Share via


SparkSession

The entry point to programming Spark with the Dataset and DataFrame API. A SparkSession can be used to create DataFrames, register DataFrames as tables, execute SQL over tables, cache tables, and read parquet files.

Syntax

from pyspark.sql import SparkSession

spark = SparkSession.builder.getOrCreate()

Properties

Property Description
version The version of Spark on which this application is running.
conf Runtime configuration interface for Spark.
catalog Interface through which the user may create, drop, alter or query underlying databases, tables, functions, etc.
udf Returns a UDFRegistration for UDF registration.
udtf Returns a UDTFRegistration for UDTF registration.
dataSource Returns a DataSourceRegistration for data source registration.
profile Returns a Profile for performance/memory profiling.
sparkContext Returns the underlying SparkContext. Classic mode only.
read Returns a DataFrameReader that can be used to read data as a DataFrame.
readStream Returns a DataStreamReader that can be used to read data streams as a streaming DataFrame.
streams Returns a StreamingQueryManager that allows managing all active streaming queries.
tvf Returns a TableValuedFunction for calling table-valued functions (TVFs).

Methods

Method Description
createDataFrame(data, schema, samplingRatio, verifySchema) Creates a DataFrame from an RDD, a list, a pandas DataFrame, a numpy ndarray, or a pyarrow Table.
sql(sqlQuery, args, **kwargs) Returns a DataFrame representing the result of the given query.
table(tableName) Returns the specified table as a DataFrame.
range(start, end, step, numPartitions) Creates a DataFrame with a single LongType column named id, containing elements in a range.
newSession() Returns a new SparkSession with separate SQLConf, registered temporary views, and UDFs, but shared SparkContext and table cache.
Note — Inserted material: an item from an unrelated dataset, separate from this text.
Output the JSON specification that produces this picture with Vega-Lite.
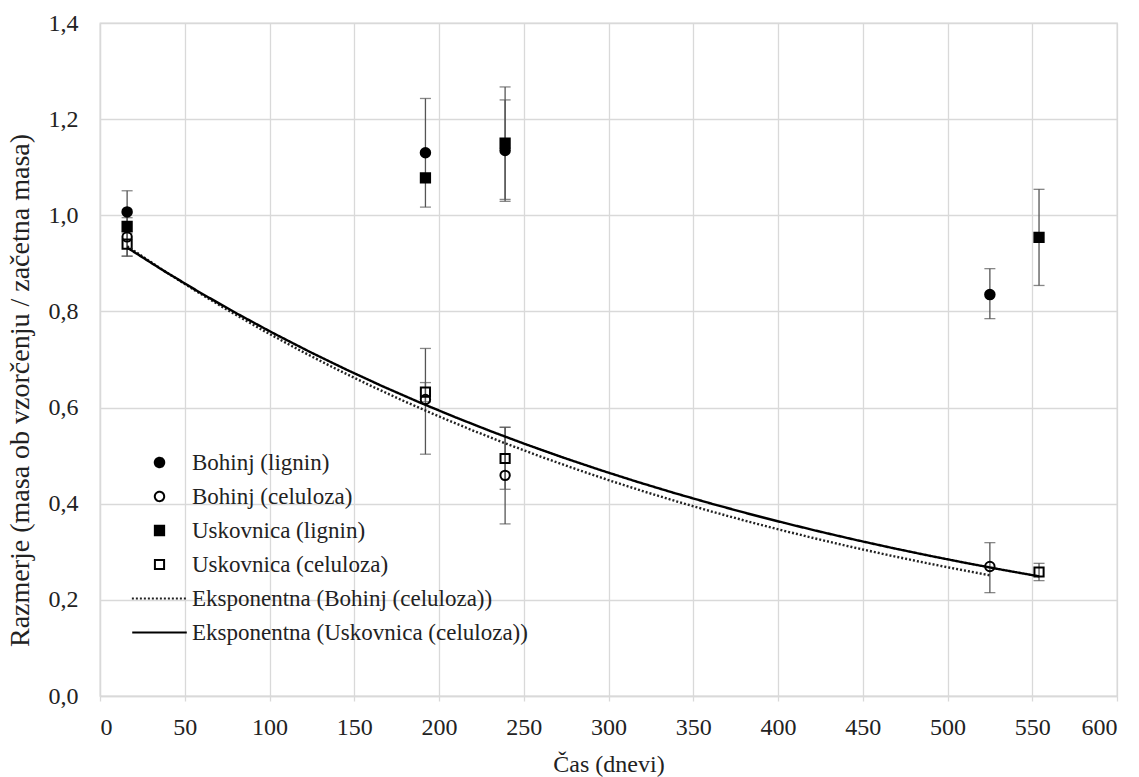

Classic mode only.
getActiveSession() Returns the active SparkSession for the current thread.
active() Returns the active or default SparkSession for the current thread.
stop() Stops the underlying SparkContext.
addArtifacts(*path, pyfile, archive, file) Adds artifact(s) to the client session.
interruptAll() Interrupts all operations of this session currently running on the server.
interruptTag(tag) Interrupts all operations of this session with the given tag.
interruptOperation(op_id) Interrupts an operation of this session with the given operationId.
addTag(tag) Adds a tag to be assigned to all operations started by this thread in this session.
removeTag(tag) Removes a tag previously added for operations started by this thread.
getTags() Gets the tags currently set to be assigned to all operations started by this thread.
clearTags() Clears the current thread's operation tags.

Builder

Method Description
config(key, value) Sets a config option. Options are automatically propagated to both SparkConf and SparkSession's own configuration.
master(master) Sets the Spark master URL to connect to.
remote(url) Sets the Spark remote URL to connect via Spark Connect.
appName(name) Sets a name for the application, which will be shown in the Spark web UI.
enableHiveSupport() Enables Hive support, including connectivity to a persistent Hive metastore.
getOrCreate() Gets an existing SparkSession or, if there is no existing one, creates a new one based on the options set in this builder.
create() Creates a new SparkSession.

Examples

spark = (
    SparkSession.builder
        .master("local")
        .appName("Word Count")
        .config("spark.some.config.option", "some-value")
        .getOrCreate()
)
spark.sql("SELECT * FROM range(10) where id > 7").show()
+---+
| id|
+---+
|  8|
|  9|
+---+
spark.createDataFrame([('Alice', 1)], ['name', 'age']).show()
+-----+---+
| name|age|
+-----+---+
|Alice|  1|
+-----+---+
spark.range(1, 7, 2).show()
+---+
| id|
+---+
|  1|
|  3|
|  5|
+---+